For those participants who weren’t suffering from their own version of Rodney Robinson’s mind-wrap problem, Station Five was set up to get feedback on the wealth of topics not covered in Stations Three and Four. Some of those topics were:
  • Overall housing directions,
  • Trade-offs and strategies the community might want to pursue in meeting its housing needs
  • Options for Housing Density and Intensity Near Downtown and Neighborhood Nodes
  • Preferences for Housing Development Within the City as Compared to Peripheral Sites, and
  • Thoughts on the one percent growth guideline adopted by the Davis City Council on March 8, 2005 (based on an estimated internal housing need report prepared by Bay Area Economics).

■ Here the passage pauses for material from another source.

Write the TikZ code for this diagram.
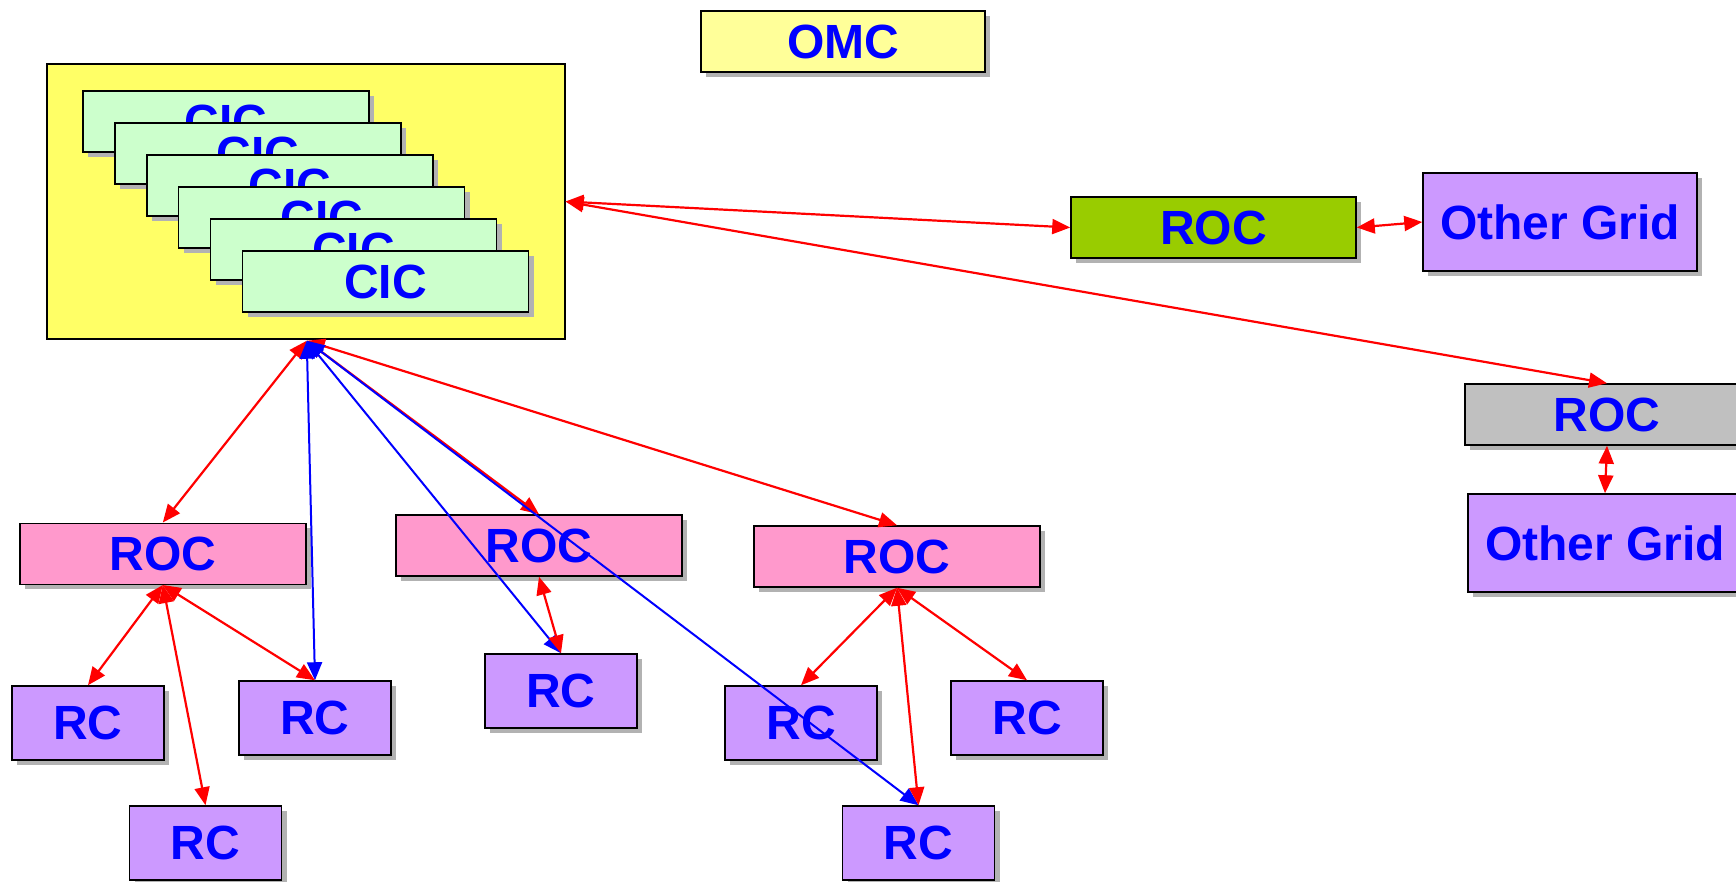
\documentclass[tikz,border=0pt]{standalone}
\usepackage{fontspec}
\setmainfont{Liberation Sans}
\usetikzlibrary{arrows.meta}
\usetikzlibrary{shadows}
\usetikzlibrary{calc}

\definecolor{cicyellow}{HTML}{FFFF66}
\definecolor{omcyellow}{HTML}{FFFF99}
\definecolor{cicgreen}{HTML}{CCFFCC}
\definecolor{rocgreen}{HTML}{99CC00}
\definecolor{rocpink}{HTML}{FF99CC}
\definecolor{rocgrey}{HTML}{C0C0C0}
\definecolor{rclilac}{HTML}{CC99FF}
\definecolor{shadowgrey}{HTML}{B2B2B2}
\definecolor{labelblue}{HTML}{0000FF}

\tikzset{
  unitbox/.style={draw=black, line width=1.5pt, inner sep=0pt, text=labelblue,
    font=\fontsize{48}{54}\selectfont\bfseries,
    drop shadow={shadow xshift=5pt, shadow yshift=-5pt, fill=shadowgrey, opacity=1}},
  rocbox/.style={unitbox, minimum width=286pt, minimum height=61pt},
  rcbox/.style={unitbox, fill=rclilac, minimum width=152pt, minimum height=74pt},
  gridbox/.style={unitbox, fill=rclilac, minimum width=274pt, minimum height=98pt},
  link/.style={{Triangle[length=18pt,width=15pt]}-{Triangle[length=18pt,width=15pt]}, line width=2.2pt, red},
  bluelink/.style={link, blue, line width=2pt}
}

\begin{document}
\begin{tikzpicture}[x=1pt,y=-1pt]
	\useasboundingbox (0,0) rectangle (1736,882);

	% operations centre
	\node[unitbox, fill=omcyellow, minimum width=284pt, minimum height=61pt] (omc) at (843,41.5) {OMC};

	% frame holding the stack of CICs
	\node[draw=black, line width=1.5pt, fill=cicyellow, inner sep=0pt, minimum width=518pt, minimum height=275pt] (cicbox) at (305.75,201.5) {};
	\foreach \i in {0,...,5}
		{\node[rocbox, fill=cicgreen] (cic\i) at ({226+31.9*\i},{121.5+32*\i}) {CIC};}
	\coordinate (hub) at ($(cicbox.south)+(1,1)$);

	% ROCs and other grids on the right
	\node[rocbox, fill=rocgreen, minimum width=285pt] (roca) at (1213.5,227.5) {ROC};
	\node[gridbox] (grida) at (1560,222) {Other Grid};
	\node[rocbox, fill=rocgrey, minimum width=284pt] (rocb) at (1607,414.5) {ROC};
	\node[gridbox] (gridb) at (1605,543) {Other Grid};

	% regional ROCs
	\node[rocbox, fill=rocpink] (roc1) at (162.8,553.8) {ROC};
	\node[rocbox, fill=rocpink] (roc2) at (539,545.5) {ROC};
	\node[rocbox, fill=rocpink] (roc3) at (897,556.5) {ROC};

	% RCs
	\node[rcbox] (rc1) at (88,723) {RC};
	\node[rcbox] (rc2) at (315,718) {RC};
	\node[rcbox] (rc3) at (205.5,843) {RC};
	\node[rcbox] (rc4) at (561,691) {RC};
	\node[rcbox] (rc5) at (801,723) {RC};
	\node[rcbox] (rc6) at (1027,718) {RC};
	\node[rcbox] (rc7) at (918.5,843) {RC};

	% links
	\draw[link] (cicbox.east) -- (roca.west);
	\draw[link] (cicbox.east) -- (rocb.north);
	\draw[link] (roca.east) -- (grida.west);
	\draw[link] (rocb.south) -- (gridb.north);
	\draw[link] (hub) -- (roc1.north);
	\draw[link] (hub) -- (roc2.north);
	\draw[link] (hub) -- (roc3.north);
	\draw[bluelink] (hub) -- (rc2.north);
	\draw[bluelink] (hub) -- (rc4.north);
	\draw[bluelink] (hub) -- (rc7.north);
	\draw[link] (roc1.south) -- (rc1.north);
	\draw[link] (roc1.south) -- (rc3.north);
	\draw[link] (roc1.south) -- (rc2.north);
	\draw[link] (roc2.south) -- (rc4.north);
	\draw[link] (roc3.south) -- (rc5.north);
	\draw[link] (roc3.south) -- (rc7.north);
	\draw[link] (roc3.south) -- (rc6.north);
\end{tikzpicture}
\end{document}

To help participants, the center of the room had a large worktable with detail support documents that could be read if a participant wanted to know more about a particular issue. This table was also a place where people could discuss their thoughts about all they had learned. Discussions overheard at that table, covered topics like:
  • “Not one single additional acre of farmland should be paved over in our life times!”
  • “What does the Committee envision for the Anderson Transit Corridor?
  • “The South Davis properties along I-80 shouldn’t be residential. The kind of High Tech companies we want to attract to Davis want Freeway access, which is one of the few positives those sites have to offer.
  • “Davis is a wonderful community because of our values, our innovation and our welcoming hospitable character. To continue to be innovative, Davis needs a certain amount of growth, with the 498 unit RHNA number probably being too little growth, but the 2,300 unit 1% guideline number probably being too much growth.”
It is too early to tell what the bottom-line take away from the workshop will be. In the next two weeks, Staff will organize and distill all the comments and feedback for the next Committee meeting on Thursday, February 7th. In the meantime, we should all act on the following words that appear on the Comments Sheet.
Submit your comments either at THE WORKSHOP OR, if you would like to take more time, please MAIL, FAX OR EMAIL your comments so that they arrive at City Hall by January 30, 2008 (next Wednesday), so that Staff can include your comments in the workshop report.

Please send your comments to Bob Wolcott, Principal Planner, City of Davis, 23 Russell Boulevard, Davis, CA 95616. Tel (530) 757-5610; Fax (530) 757-5660; Email Bob Wolcott. Thanks!
The comments form can be printed off by going to the city website

In closing I would like to echo the words of Committee member Lucas Frerichs, “I’m very, very encouraged by the turnout, especially in the rain. It exceeded all expectations, and is a great tribute to Davis.”